The Army has no current plans to try out Trophy on a Bradley, at all. However, Trophy’s manufacturer, Rafael, did install a variant of Trophy on an Israeli-owned Bradley and test it in Israel — at their own expense but with American observers.
Since the US Army didn’t run that test, it almost certainly doesn’t meet the Army’s definition of “proven and characterized.” Rafael and its American partner Leonardo DRS could make a good case that their Israeli tests should count for something. But given how the market survey is worded, and how urgently Army leadership wants to upgrade the Bradley’s defenses, the odds are that IMI and its American partner, General Dynamics, will get a sole-source contract for at least this first brigade.
All bets are off after that brigade, however. While it’s currently looking at off-the-shelf “non-developmental” options like Iron Fist and Trophy, the Army’s long-running, long-term program of record is to develop something called the Modular Active Protection System. MAPS aims to create a standardized control system with an open architecture that lets you mix and match subsystems from multiple vendors — a radar from here, an interceptor from there, a jammer from the other place — on a single vehicle. That way the Army could keep upgrading piece by piece with the best components from any company, without being beholden to one vendor for the system as a whole.
The Army also wants to replace the aging M2 Bradley altogether with a cutting-edge Optionally Manned Fighting Vehicle that, among other features, is designed with active protection in mind, rather than having APS added on wherever it fits.
Those are worthy ambitions, but technically tricky to realize, and they’ll take time — with a non-negligible chance of turning into one of the Army’s periodic acquisition disasters.
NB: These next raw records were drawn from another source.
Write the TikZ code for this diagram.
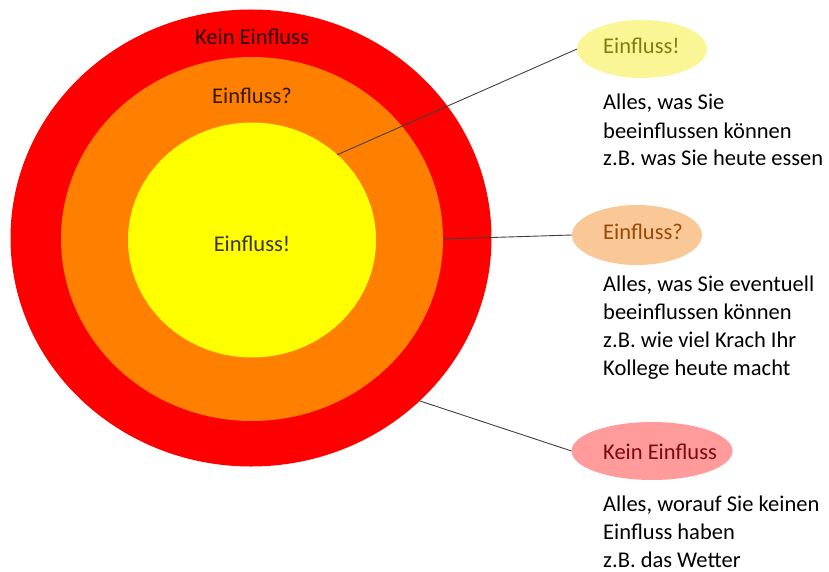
\documentclass[tikz,border=0pt]{standalone}
\usepackage{fontspec}
\setmainfont{Carlito}
\usetikzlibrary{shapes.geometric}

\definecolor{ringred}{HTML}{FF0000}
\definecolor{ringorange}{HTML}{FF8000}
\definecolor{ringyellow}{HTML}{FFFF00}
\definecolor{bubyellow}{HTML}{FAF696}
\definecolor{buborange}{HTML}{FAC896}
\definecolor{bubred}{HTML}{FF9B9B}
\definecolor{txtyellow}{HTML}{7F7F10}
\definecolor{txtorange}{HTML}{974806}
\definecolor{txtred}{HTML}{7A0A0A}
\definecolor{linegray}{HTML}{404040}

\begin{document}
\begin{tikzpicture}[x=1pt, y=-1pt,
  ring/.style={ellipse, inner sep=0pt, outer sep=0pt},
  bubble/.style={ellipse, inner sep=0pt, outer sep=0pt},
  lbl/.style={anchor=base west, inner sep=0pt, align=left},
  font=\fontsize{22.5}{28}\selectfont]

  \useasboundingbox (0,0) rectangle (829,572);

  % Kreise
  \node[ring, fill=ringred, minimum width=481pt, minimum height=457pt] (kein) at (251,238) {};
  \node[ring, fill=ringorange, minimum width=382pt, minimum height=364pt] (vielleicht) at (252,239) {};
  \node[ring, fill=ringyellow, minimum width=248pt, minimum height=235pt] (einfluss) at (252,240) {};

  \node[anchor=base, inner sep=0pt, text=black!85!red] (keinTxt) at (252,45) {Kein Einfluss};
  \node[anchor=base, inner sep=0pt, text=black!80!orange] (vielleichtTxt) at (252,104) {Einfluss?};
  \node[anchor=base, inner sep=0pt, text=black!80!olive] (einflussTxt) at (252,251) {Einfluss!};

  % Blasen rechts
  \node[bubble, fill=bubyellow, minimum width=130pt, minimum height=58pt] (bubGelb) at (642,49) {};
  \node[bubble, fill=buborange, minimum width=130pt, minimum height=60pt] (bubOrange) at (637,235) {};
  \node[bubble, fill=bubred, minimum width=161pt, minimum height=58pt] (bubRot) at (652,451) {};

  \node[lbl, text=txtyellow] (gelbTxt) at (603,54) {Einfluss!};
  \node[lbl, text=txtorange] (orangeTxt) at (603,239) {Einfluss?};
  \node[lbl, text=txtred] (rotTxt) at (603,459) {Kein Einfluss};

  % Verbindungen
  \draw[linegray, line width=0.9pt] (einfluss.45) -- (bubGelb.west);
  \draw[linegray, line width=0.9pt] (vielleicht.east) -- (bubOrange.west);
  \draw[linegray, line width=0.9pt] (kein.-44) -- (bubRot.west);

  % Erklaerungen (base = letzte Zeile)
  \node[lbl] (gelbInfo) at (603,166) {Alles, was Sie\\beeinflussen können\\z.B. was Sie heute essen};
  \node[lbl] (orangeInfo) at (603,375) {Alles, was Sie eventuell\\beeinflussen können\\z.B. wie viel Krach Ihr\\Kollege heute macht};
  \node[lbl] (rotInfo) at (603,567) {Alles, worauf Sie keinen\\Einfluss haben\\z.B. das Wetter};
\end{tikzpicture}
\end{document}
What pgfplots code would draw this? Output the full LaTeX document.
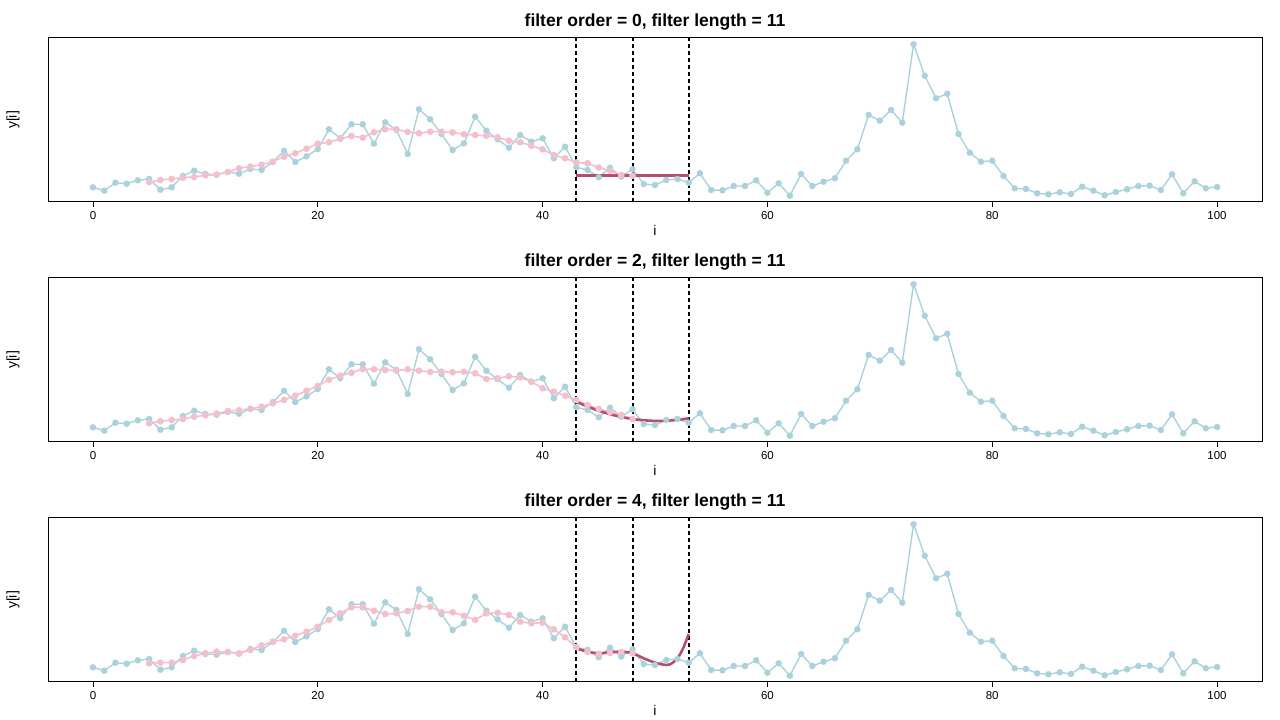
\documentclass[border=0pt]{standalone}
\usepackage{fontspec}
\setmainfont{Liberation Sans}
\usepackage{pgfplots}
\pgfplotsset{compat=1.18}
\usepackage{pgfplotstable}

\definecolor{lblue}{HTML}{A9D2DC}
\definecolor{lpink}{HTML}{F4BFCC}
\definecolor{dred}{HTML}{B64E6F}

\pgfplotstableread{
i y
0 14.7
1 11.3
2 19.3
3 18.3
4 21.7
5 23
6 12.3
7 14.7
8 26
9 31.3
10 28
11 27.3
12 30
13 28.3
14 33
15 32
16 40
17 51.3
18 40
19 45.7
20 53
21 72.7
22 63.7
23 77.7
24 77.7
25 58.3
26 79.7
27 72
28 48
29 92.7
30 82.7
31 68
32 52
33 58.7
34 85.3
35 71.3
36 62.7
37 54.3
38 67
39 60.3
40 63.7
41 43.7
42 55.3
43 34.7
44 32
45 24.7
46 34.3
47 25.3
48 32.7
49 18
50 17
51 22
52 23
53 19.3
54 28.7
55 12
56 11.7
57 16
58 16
59 21.7
60 9.3
61 18.7
62 6.3
63 28
64 16
65 20.3
66 23.7
67 41.3
68 52.7
69 87
70 81.3
71 92
72 79.3
73 157.7
74 126.3
75 103.7
76 108.3
77 68
78 49.3
79 40.3
80 41.3
81 26
82 13.7
83 13
84 8.7
85 7.7
86 9.7
87 8
88 15.3
89 11.3
90 6.7
91 10
92 12.7
93 16
94 16.3
95 12
96 27.7
97 8.7
98 20.7
99 13.7
100 15
}\bluedata

\pgfplotstableread{
i y
5 20
6 22
7 23
8 24.3
9 25
10 26.7
11 27.3
12 30
13 33.7
14 35.3
15 37.3
16 40.3
17 45.3
18 48.7
19 53.3
20 58.3
21 59.7
22 63.2
23 66
24 64.3
25 69.7
26 72.7
27 72.7
28 70
29 68.7
30 70.3
31 70.3
32 69.5
33 67.7
34 67
35 66.3
36 64.7
37 61.3
38 59.7
39 56.3
40 52.7
41 47
42 43.7
43 39.5
44 38.7
45 34.5
46 31.3
47 27
48 26.3
}\pinkA

\pgfplotstableread{
i y
5 18.7
6 20.7
7 22
8 23
9 25.3
10 26.7
11 28.3
12 31
13 31.7
14 33.3
15 35.3
16 38.7
17 42
18 46.3
19 51.3
20 56
21 62.3
22 66.3
23 69.3
24 73
25 72.7
26 72
27 71.3
28 72.7
29 71.3
30 70
31 70.3
32 69.7
33 70.3
34 68.7
35 63
36 63.7
37 65.7
38 64.7
39 60.3
40 53.7
41 50.3
42 46.3
43 42
44 37
45 33
46 30
47 27
48 23
}\pinkB

\pgfplotstableread{
i y
5 18.7
6 19.3
7 19.3
8 22
9 26
10 28.7
11 30.3
12 30
13 28.7
14 32
15 36.7
16 40.3
17 42.7
18 46.3
19 50.3
20 55.3
21 62
22 68.7
23 74.7
24 74.7
25 71.3
26 68
27 68.7
28 71
29 75.3
30 75.3
31 69.7
32 69.7
33 66.3
34 62
35 68.7
36 69.3
37 67
38 60.3
39 58.7
40 59.3
41 52.7
42 44.7
43 35
44 30
45 28
46 29
47 30
48 28.7
}\pinkC

\pgfplotstableread{
i y
43 26.3
53 26.3
}\redA

\pgfplotstableread{
i y
43 40.3
44 35.4
45 31.2
46 27.8
47 25.0
48 23.0
49 21.7
50 21.1
51 21.3
52 22.1
53 23.7
}\redB

\pgfplotstableread{
i y
43 33.7
44 30.3
45 28.7
46 29.7
47 30.3
48 28.7
49 23.7
50 19.3
51 17.0
51.5 18.7
52 23.7
52.5 33.7
53 48
}\redC

\pgfplotsset{
  panel/.style={
    scale only axis, width=1214pt, height=164pt,
    xmin=-4, xmax=104, ymin=0, ymax=164,
    ytick=\empty, xtick={0,20,...,100},
    xtick pos=lower, tick align=outside,
    major tick length=5pt,
    every tick/.style={black, line width=0.8pt},
    axis line style={black, line width=1pt},
    tick label style={font=\fontsize{11.5}{13}\selectfont},
    /pgf/number format/assume math mode=true,
    xticklabel style={yshift=-1pt},
    xlabel={i},
    xlabel style={font=\fontsize{14}{16}\selectfont, yshift=1pt},
    ylabel={y[i]},
    ylabel style={font=\fontsize{14}{16}\selectfont, yshift=20pt},
    title style={font=\bfseries\fontsize{17.5}{20}\selectfont, yshift=-2pt},
    clip=false,
  },
  bluestyle/.style={lblue, line width=1.4pt, mark=*, mark size=2.5pt, mark options={draw=lblue, fill=lblue}},
  pinkstyle/.style={lpink, line width=1.6pt, mark=*, mark size=2.5pt, mark options={draw=lpink, fill=lpink}},
  vdash/.style={black, line width=2pt, dash pattern=on 4pt off 3pt, forget plot},
  redstyle/.style={dred, line width=2.6pt, smooth},
}

\begin{document}
\begin{tikzpicture}
\path (0,0) rectangle (1280pt,720pt);

\begin{axis}[panel, at={(48pt,518pt)}, anchor=south west,
  title={filter order = 0, filter length = 11}]
\addplot[bluestyle] table {\bluedata};
\addplot[pinkstyle] table {\pinkA};
\addplot[vdash] coordinates {(43,0) (43,164)};
\addplot[vdash] coordinates {(48,0) (48,164)};
\addplot[vdash] coordinates {(53,0) (53,164)};
\addplot[redstyle, sharp plot] table {\redA};
\end{axis}

\begin{axis}[panel, at={(48pt,278pt)}, anchor=south west,
  title={filter order = 2, filter length = 11}]
\addplot[bluestyle] table {\bluedata};
\addplot[pinkstyle] table {\pinkB};
\addplot[vdash] coordinates {(43,0) (43,164)};
\addplot[vdash] coordinates {(48,0) (48,164)};
\addplot[vdash] coordinates {(53,0) (53,164)};
\addplot[redstyle] table {\redB};
\end{axis}

\begin{axis}[panel, at={(48pt,38pt)}, anchor=south west,
  title={filter order = 4, filter length = 11}]
\addplot[bluestyle] table {\bluedata};
\addplot[pinkstyle] table {\pinkC};
\addplot[vdash] coordinates {(43,0) (43,164)};
\addplot[vdash] coordinates {(48,0) (48,164)};
\addplot[vdash] coordinates {(53,0) (53,164)};
\addplot[redstyle] table {\redC};
\end{axis}
\end{tikzpicture}
\end{document}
Meanwhile, the Army is buying what it can get right now.
The Army’s full statement to me on the Iron Fist decision is below, courtesy of Ashley John, public affairs director for Program Executive Officer – Ground Combat Systems (PEO-GCS). It’s somewhat opaque, so read it with the explanations above in mind:
“At the end of November, the Army Requirements Oversight Council met to assess the performance of the Bradley Expedited Active Protection System non-developmental solution (Iron Fist) and to determine if the system was suitable for urgent qualification and deployment. After reviewing the results of the Army Test and Evaluation Command’s testing, the AROC determined that the Iron Fist system improved the survivability of the Bradley Fighting Vehicle without meaningful impact to the vehicle’s performance or increased risk to dismounted Soldiers. The AROC directed that Bradley ExAPS move into the next phase of urgent qualification testing and in parallel plan for fielding of at least a brigade’s worth of capability on an urgent basis in accordance with existing approved requirements.”